Я знал это о Джонни. Знал, что время от времени он вводил инъекции. Сам я никогда не пользовался иглой, но для него такой границы не существовало. Я ненавидел это, но никогда не пытался его остановить. Я всегда был под кайфом. Каким же лицемером я был, когда в течении дня едва ли был чист?
— Родители отреклись от меня, когда я сказала им, что не откажусь от ребёнка, — продолжает Тиффани. — Поэтому я уехала из Нью-Йорка. Нашла дешёвую квартиру в Квинсе. Хоть это и было трудно. Мне удавалось жить на пособие до тех пор, пока Шторму не исполнился год, а затем я устроилась на работу в пекарню Мэри. Работа шла в комплекте с комнатой в квартире этажом выше. С тех самых пор мы живём здесь. И мы были счастливы — до тех пор, пока... я не заболела.
Я как раз собирался спросить о её болезни. Сколько ей осталось жить? Что будет со Штормом, когда её не станет?
Но потом до меня доносятся голоса и звуки открывающейся и захлопывающейся входной двери.
Взгляд Тиффани скользит к часам, висящим на стене.
— Он пришёл домой раньше, — говорит она.
— Он знал, что мы будем здесь? — спрашиваю я.
— Да. Он знал, что ты приедешь, чтобы увидеться с ним. Но я ждала его в полчетвёртого. Он рано, а значит, он ушёл из школы на час раньше, чем предполагалось, что означает, что у него неприятности.
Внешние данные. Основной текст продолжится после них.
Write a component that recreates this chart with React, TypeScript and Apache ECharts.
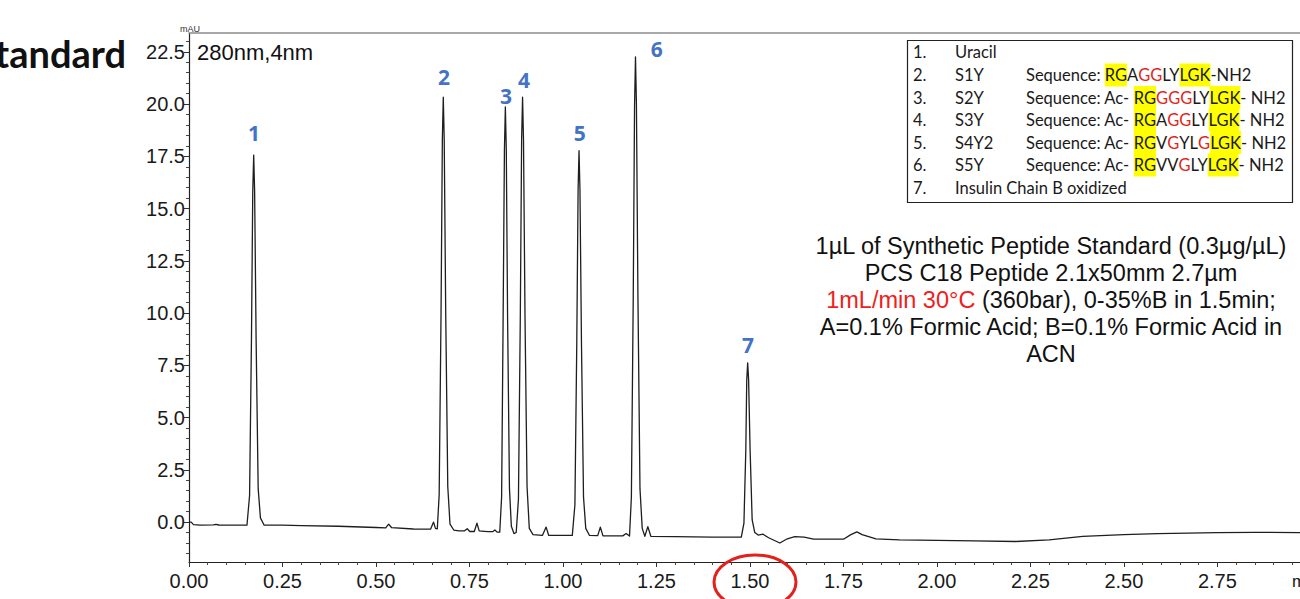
import React, { useEffect, useRef } from "react";
import * as echarts from "echarts";

// Chromatogram trace: retention time (min) and absorbance (mAU)
const retentionTime = [
  0.0, 0.006, 0.012, 0.03, 0.065, 0.072, 0.08, 0.12, 0.155,
  0.162, 0.167, 0.1705, 0.173, 0.1755, 0.1795, 0.185, 0.191, 0.201,
  0.25, 0.3, 0.4, 0.5, 0.526, 0.534, 0.542, 0.6, 0.646, 0.654, 0.659,
  0.664, 0.669, 0.674, 0.6775, 0.68, 0.6825, 0.6865, 0.692, 0.698, 0.708,
  0.722, 0.737, 0.744, 0.751, 0.763, 0.77, 0.776, 0.79, 0.8, 0.812, 0.818, 0.824,
  0.831, 0.836, 0.84, 0.8435, 0.846, 0.8485, 0.852, 0.857, 0.862, 0.869,
  0.875, 0.881, 0.886, 0.8895, 0.892, 0.8945, 0.8985, 0.904, 0.91, 0.92,
  0.945, 0.955, 0.962, 1.0,
  1.025, 1.032, 1.037, 1.0405, 1.043, 1.0455, 1.0495, 1.055, 1.061, 1.071,
  1.093, 1.1, 1.107, 1.16, 1.169, 1.178,
  1.183, 1.188, 1.1915, 1.194, 1.1965, 1.2005, 1.206, 1.212, 1.219,
  1.227, 1.235, 1.3, 1.4, 1.477,
  1.484, 1.489, 1.4915, 1.494, 1.4965, 1.5005, 1.506, 1.513, 1.522,
  1.535, 1.55, 1.58, 1.6, 1.62, 1.645, 1.67, 1.75, 1.77, 1.786, 1.8, 1.837,
  1.9, 2.0, 2.1, 2.21, 2.3, 2.39, 2.5, 2.59, 2.75, 2.85, 2.971,
];
const absorbance = [
  0.0, 0.0, -0.12, -0.15, -0.13, -0.11, -0.14, -0.15, -0.15,
  1.27, 8.7, 15.8, 17.56, 15.8, 8.7, 1.6, 0.2, -0.15,
  -0.15, -0.17, -0.2, -0.26, -0.28, -0.1, -0.27, -0.33, -0.34, 0.0, -0.3,
  -0.32, 1.3, 10.0, 18.3, 20.33, 18.3, 10.0, 1.7, -0.1, -0.38,
  -0.42, -0.42, -0.32, -0.45, -0.45, -0.05, -0.42, -0.44, -0.46, -0.46, -0.38, -0.48,
  -0.48, 1.2, 9.7, 17.8, 19.86, 17.8, 9.7, 1.6, -0.2, -0.55,
  -0.5, 1.1, 9.9, 18.3, 20.33, 18.3, 9.9, 1.7, -0.3, -0.6,
  -0.64, -0.24, -0.64, -0.64,
  -0.64, 0.83, 8.6, 15.9, 17.77, 15.9, 8.6, 1.2, -0.3, -0.64,
  -0.65, -0.24, -0.66, -0.66, -0.55, -0.67,
  1.2, 10.8, 19.97, 22.26, 19.97, 10.8, 1.6, -0.3, -0.68,
  -0.22, -0.68, -0.7, -0.72, -0.72,
  -0.05, 3.45, 6.8, 7.62, 6.8, 3.45, 0.1, -0.5, -0.62,
  -0.58, -0.75, -1.0, -0.8, -0.7, -0.72, -0.82, -0.82, -0.6, -0.47, -0.6, -0.8,
  -0.85, -0.88, -0.9, -0.93, -0.85, -0.68, -0.6, -0.55, -0.5, -0.49, -0.5,
];

// Peak number annotations (placed in data units above each peak)
const peakNumbers = ["1", "2", "3", "4", "5", "6", "7"];
const peakLabelTime = [0.174, 0.682, 0.848, 0.896, 1.045, 1.251, 1.495];
const peakLabelMAU = [18.6, 21.3, 20.4, 21.15, 18.6, 22.65, 8.45];

// Axis ticks
const xMajorTicks = [0, 0.25, 0.5, 0.75, 1.0, 1.25, 1.5, 1.75, 2.0, 2.25, 2.5, 2.75];
const yMajorTicks = [0, 2.5, 5, 7.5, 10, 12.5, 15, 17.5, 20, 22.5];
const X_MIN = 0;
const X_MAX = 2.971;
const Y_MIN = -1.91;
const Y_MAX = 23.4;

// Legend table
const legendIndex = ["1.", "2.", "3.", "4.", "5.", "6.", "7."];
const legendNames = ["Uracil", "S1Y", "S2Y", "S3Y", "S4Y2", "S5Y", "Insulin Chain B oxidized"];
// segments: [text, style]  b = black, r = red, hl = yellow highlight
const legendSequences: [string, string][][] = [
  [],
  [["Sequence: ", "b"], ["RG", "hl"], ["A", "b"], ["GG", "r"], ["LY", "b"], ["LGK", "hl"], ["-NH2", "b"]],
  [["Sequence: Ac- ", "b"], ["RG", "hl"], ["GGG", "r"], ["LY", "b"], ["LGK", "hl"], ["- NH2", "b"]],
  [["Sequence: Ac- ", "b"], ["RG", "hl"], ["A", "b"], ["GG", "r"], ["LY", "b"], ["LGK", "hl"], ["- NH2", "b"]],
  [["Sequence: Ac- ", "b"], ["RG", "hl"], ["V", "b"], ["G", "r"], ["YL", "b"], ["G", "r"], ["LGK", "hl"], ["- NH2", "b"]],
  [["Sequence: Ac- ", "b"], ["RG", "hl"], ["VV", "b"], ["G", "r"], ["LY", "b"], ["LGK", "hl"], ["- NH2", "b"]],
  [],
];

// Method annotation
const methodLines: [string, string][][] = [
  [["1µL of Synthetic Peptide Standard (0.3µg/µL)", "k"]],
  [["PCS C18 Peptide 2.1x50mm 2.7µm", "k"]],
  [["1mL/min 30°C", "r"], [" (360bar), 0-35%B in 1.5min;", "k"]],
  [["A=0.1% Formic Acid; B=0.1% Formic Acid in", "k"]],
  [["ACN", "k"]],
];

const TEXT_FONT = "'Liberation Sans', Arial, sans-serif";
const CAL_FONT = "Lato, 'Open Sans', sans-serif";
const BOLD_FONT = "'Open Sans', 'Noto Sans', sans-serif";
const LEG_SIZE = 16.5;

function minorTicks(min: number, max: number, step: number, majorStep: number) {
  const out: number[] = [];
  const start = Math.ceil(min / step - 1e-9);
  const end = Math.floor(max / step + 1e-9);
  for (let i = start; i <= end; i++) {
    const v = +(i * step).toFixed(4);
    const r = v / majorStep;
    if (Math.abs(r - Math.round(r)) > 1e-6) out.push(v);
  }
  return out;
}

export default function App() {
  const ref = useRef<HTMLDivElement>(null);
  useEffect(() => {
    document.body.style.margin = "0";
    const chart = echarts.init(ref.current!, null, { renderer: "svg" });

    const trace = retentionTime.map((t, i) => [t, absorbance[i]]);
    const peakLabels = peakNumbers.map((n, i) => ({
      name: n,
      value: [peakLabelTime[i], peakLabelMAU[i]],
    }));

    const legendRowY = [52, 75, 97.5, 120, 142.5, 165, 188];
    const legendRich = {
      b: { fill: "#1a1a1a", fontSize: LEG_SIZE, fontFamily: CAL_FONT, lineHeight: 23 },
      sp: { fill: "#1a1a1a", fontSize: LEG_SIZE, fontFamily: CAL_FONT, lineHeight: 23, width: 14 },
      r: { fill: "#E3241B", fontSize: LEG_SIZE, fontFamily: CAL_FONT, lineHeight: 23 },
      hl: {
        fill: "#1a1a1a",
        fontSize: LEG_SIZE,
        fontFamily: CAL_FONT,
        lineHeight: 23,
        height: 23,
        backgroundColor: "#FFFF00",
      },
    };
    const legendElements: any[] = [
      {
        type: "rect",
        shape: { x: 907.5, y: 40.5, width: 385, height: 162 },
        style: { fill: "#fff", stroke: "#222", lineWidth: 1.2 },
        z: 10,
      },
    ];
    legendIndex.forEach((idx, i) => {
      legendElements.push({
        type: "text",
        x: 913,
        y: legendRowY[i],
        z: 11,
        style: { text: idx, fill: "#1a1a1a", fontSize: LEG_SIZE, fontFamily: CAL_FONT, verticalAlign: "middle" },
      });
      legendElements.push({
        type: "text",
        x: 955,
        y: legendRowY[i],
        z: 11,
        style: { text: legendNames[i], fill: "#1a1a1a", fontSize: LEG_SIZE, fontFamily: CAL_FONT, verticalAlign: "middle" },
      });
      const segs = legendSequences[i];
      if (segs.length) {
        legendElements.push({
          type: "text",
          x: 1026,
          y: legendRowY[i],
          z: 11,
          style: {
            text: segs.map(([t, s]) => `{${s}|${t}}`).join(""),
            rich: legendRich,
            fontSize: LEG_SIZE,
            fontFamily: CAL_FONT,
            verticalAlign: "middle",
          },
        });
      }
    });

    const methodRich = {
      k: { fill: "#111111", fontSize: 23.5, fontFamily: TEXT_FONT },
      r: { fill: "#F0201A", fontSize: 23.5, fontFamily: TEXT_FONT },
    };
    const methodY = [246, 273, 300, 327, 354];
    const methodElements = methodLines.map((segs, i) => ({
      type: "text",
      x: 1051,
      y: methodY[i],
      z: 11,
      style: {
        text: segs.map(([t, s]) => `{${s}|${t}}`).join(""),
        rich: methodRich,
        fontSize: 23.5,
        fontFamily: TEXT_FONT,
        align: "center",
        verticalAlign: "middle",
      },
    }));

    const option: any = {
      animation: false,
      backgroundColor: "#ffffff",
      tooltip: { show: false },
      grid: {
        left: 189,
        right: 0,
        top: 33,
        bottom: 37,
        containLabel: false,
        outerBoundsMode: "none",
      },
      xAxis: [
        {
          type: "value",
          min: X_MIN,
          max: X_MAX,
          position: "bottom",
          splitLine: { show: false },
          axisLine: { show: true, onZero: false, lineStyle: { color: "#222", width: 1.2 } },
          axisTick: {
            show: true,
            inside: false,
            length: 5,
            customValues: xMajorTicks,
            lineStyle: { color: "#333", width: 1 },
          },
          axisLabel: {
            show: true,
            customValues: xMajorTicks,
            margin: 9,
            fontSize: 20,
            fontFamily: TEXT_FONT,
            color: "#1a1a1a",
            formatter: (v: number) => v.toFixed(2),
          },
        },
        {
          type: "value",
          min: X_MIN,
          max: X_MAX,
          position: "bottom",
          splitLine: { show: false },
          axisLine: { show: false, onZero: false },
          axisTick: {
            show: true,
            inside: false,
            length: 3,
            customValues: minorTicks(X_MIN, X_MAX, 0.05, 0.25),
            lineStyle: { color: "#444", width: 1 },
          },
          axisLabel: { show: false },
        },
        {
          type: "value",
          min: X_MIN,
          max: X_MAX,
          position: "top",
          splitLine: { show: false },
          axisLine: { show: true, onZero: false, lineStyle: { color: "#8c8c8c", width: 1.5 } },
          axisTick: { show: false },
          axisLabel: { show: false },
        },
      ],
      yAxis: [
        {
          type: "value",
          min: Y_MIN,
          max: Y_MAX,
          position: "left",
          splitLine: { show: false },
          axisLine: { show: true, onZero: false, lineStyle: { color: "#222", width: 1.2 } },
          axisTick: {
            show: true,
            inside: false,
            length: 5,
            customValues: yMajorTicks,
            lineStyle: { color: "#333", width: 1 },
          },
          axisLabel: {
            show: true,
            customValues: yMajorTicks,
            margin: 4,
            fontSize: 20,
            fontFamily: TEXT_FONT,
            color: "#1a1a1a",
            formatter: (v: number) => v.toFixed(1),
          },
        },
        {
          type: "value",
          min: Y_MIN,
          max: Y_MAX,
          position: "left",
          splitLine: { show: false },
          axisLine: { show: false, onZero: false },
          axisTick: {
            show: true,
            inside: false,
            length: 3,
            customValues: minorTicks(Y_MIN, Y_MAX, 0.5, 2.5),
            lineStyle: { color: "#444", width: 1 },
          },
          axisLabel: { show: false },
        },
      ],
      series: [
        {
          type: "line",
          name: "280nm,4nm",
          data: trace,
          xAxisIndex: 0,
          yAxisIndex: 0,
          showSymbol: false,
          symbol: "none",
          smooth: false,
          lineStyle: { color: "#1e1e1e", width: 1.3, join: "round" },
          silent: true,
          z: 3,
        },
        {
          type: "scatter",
          name: "peaks",
          data: peakLabels,
          xAxisIndex: 0,
          yAxisIndex: 0,
          symbolSize: 0,
          itemStyle: { color: "#4472C4" },
          silent: true,
          label: {
            show: true,
            position: "inside",
            formatter: (p: any) => p.name,
            color: "#4472C4",
            opacity: 1,
            textBorderWidth: 0,
            fontSize: 21,
            fontWeight: "bold",
            fontFamily: BOLD_FONT,
          },
          z: 4,
        },
      ],
      graphic: [
        {
          type: "text",
          x: 126,
          y: 53,
          style: {
            text: "Standard",
            fill: "#111",
            fontSize: 38,
            fontWeight: "bold",
            fontFamily: CAL_FONT,
            align: "right",
            verticalAlign: "middle",
          },
        },
        {
          type: "text",
          x: 190,
          y: 29,
          style: { text: "mAU", fill: "#333333", fontSize: 9, fontFamily: TEXT_FONT, align: "center", verticalAlign: "middle" },
        },
        {
          type: "text",
          x: 197,
          y: 52,
          style: { text: "280nm,4nm", fill: "#111", fontSize: 22, fontFamily: TEXT_FONT, verticalAlign: "middle" },
        },
        {
          type: "text",
          x: 1292,
          y: 581,
          style: { text: "min", fill: "#1a1a1a", fontSize: 17, fontFamily: TEXT_FONT, verticalAlign: "middle" },
        },
        ...legendElements,
        ...methodElements,
        {
          type: "ellipse",
          shape: { cx: 755, cy: 582, rx: 41, ry: 27 },
          style: { fill: "none", stroke: "#E3201B", lineWidth: 3 },
          z: 12,
        },
      ],
    };

    chart.setOption(option);
    return () => chart.dispose();
  }, []);
  return <div ref={ref} style={{ width: 1300, height: 599 }} />;
}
— Что именно ему известно об этой ситуации? — спокойно спрашиваю я, не веря, что не спросил об этом раньше. — Он знает, что я мог бы быть...
Тиффани качает головой.
— Нет. Он знает, что было двое мужчин... один, из которых потенциально мог бы быть его отцом, — тихо говорит она. — Сейчас он знает о Джонни, но не то, что другим мужчиной в этом уравнении был ты.
Отведя глаза от Тиффани, я смотрю на открытую дверь, слыша тяжёлые шаги в коридоре, и моё сердце бьётся в два раза быстрее.
Затем, секунду спустя, в дверном проёме появляется двойник Джонни, и моё сердце уходит в пятки.